• _WHAT THE EXERCISE ASKS_:
Up to and including the line that contains "inhibition = [28, 41, 51.5, 84, 96.5]", write out each line of the material from its first line, exactly.

• _PROVIDED DATA_:
····················

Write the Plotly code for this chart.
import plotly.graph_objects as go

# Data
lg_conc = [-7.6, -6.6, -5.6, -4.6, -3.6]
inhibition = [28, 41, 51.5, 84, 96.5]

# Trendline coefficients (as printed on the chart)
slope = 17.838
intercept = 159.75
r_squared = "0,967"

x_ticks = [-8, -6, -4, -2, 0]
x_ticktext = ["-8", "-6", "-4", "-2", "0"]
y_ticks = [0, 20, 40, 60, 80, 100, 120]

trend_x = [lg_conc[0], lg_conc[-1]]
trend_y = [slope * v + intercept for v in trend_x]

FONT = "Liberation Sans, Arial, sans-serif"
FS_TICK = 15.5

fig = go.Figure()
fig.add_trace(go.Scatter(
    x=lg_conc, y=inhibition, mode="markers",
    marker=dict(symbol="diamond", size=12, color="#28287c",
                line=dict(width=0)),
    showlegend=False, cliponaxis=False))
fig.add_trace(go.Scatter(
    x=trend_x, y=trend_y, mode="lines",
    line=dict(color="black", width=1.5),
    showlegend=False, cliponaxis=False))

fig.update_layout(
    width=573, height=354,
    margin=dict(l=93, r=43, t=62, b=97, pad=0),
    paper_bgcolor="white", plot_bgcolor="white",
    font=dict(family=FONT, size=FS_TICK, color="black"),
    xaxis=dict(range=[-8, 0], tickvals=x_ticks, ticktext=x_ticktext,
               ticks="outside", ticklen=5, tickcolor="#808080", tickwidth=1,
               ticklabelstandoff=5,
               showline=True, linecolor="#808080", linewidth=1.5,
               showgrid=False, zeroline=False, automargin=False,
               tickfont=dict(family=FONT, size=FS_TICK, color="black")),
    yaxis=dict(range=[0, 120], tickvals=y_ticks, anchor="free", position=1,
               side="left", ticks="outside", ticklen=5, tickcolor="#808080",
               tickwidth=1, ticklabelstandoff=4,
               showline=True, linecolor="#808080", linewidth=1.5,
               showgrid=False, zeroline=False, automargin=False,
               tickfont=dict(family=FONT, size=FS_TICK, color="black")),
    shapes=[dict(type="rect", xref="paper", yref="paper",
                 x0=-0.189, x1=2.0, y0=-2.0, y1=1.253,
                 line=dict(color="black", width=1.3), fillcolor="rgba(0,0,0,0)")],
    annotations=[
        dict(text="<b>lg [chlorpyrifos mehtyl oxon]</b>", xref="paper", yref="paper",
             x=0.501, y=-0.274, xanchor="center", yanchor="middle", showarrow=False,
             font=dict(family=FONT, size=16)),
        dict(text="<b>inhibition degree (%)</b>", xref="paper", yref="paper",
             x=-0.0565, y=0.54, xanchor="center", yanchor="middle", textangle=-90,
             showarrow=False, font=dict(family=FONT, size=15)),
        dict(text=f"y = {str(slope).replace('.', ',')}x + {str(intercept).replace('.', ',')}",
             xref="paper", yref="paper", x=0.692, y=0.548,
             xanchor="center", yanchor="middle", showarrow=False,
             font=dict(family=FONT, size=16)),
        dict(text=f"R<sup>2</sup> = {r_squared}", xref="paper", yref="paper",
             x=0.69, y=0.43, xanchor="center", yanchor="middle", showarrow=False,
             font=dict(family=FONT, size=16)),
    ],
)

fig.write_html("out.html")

····················

• _EXERCISE ANSWER_:
Write the Plotly code for this chart.
import plotly.graph_objects as go

# Data
lg_conc = [-7.6, -6.6, -5.6, -4.6, -3.6]
inhibition = [28, 41, 51.5, 84, 96.5]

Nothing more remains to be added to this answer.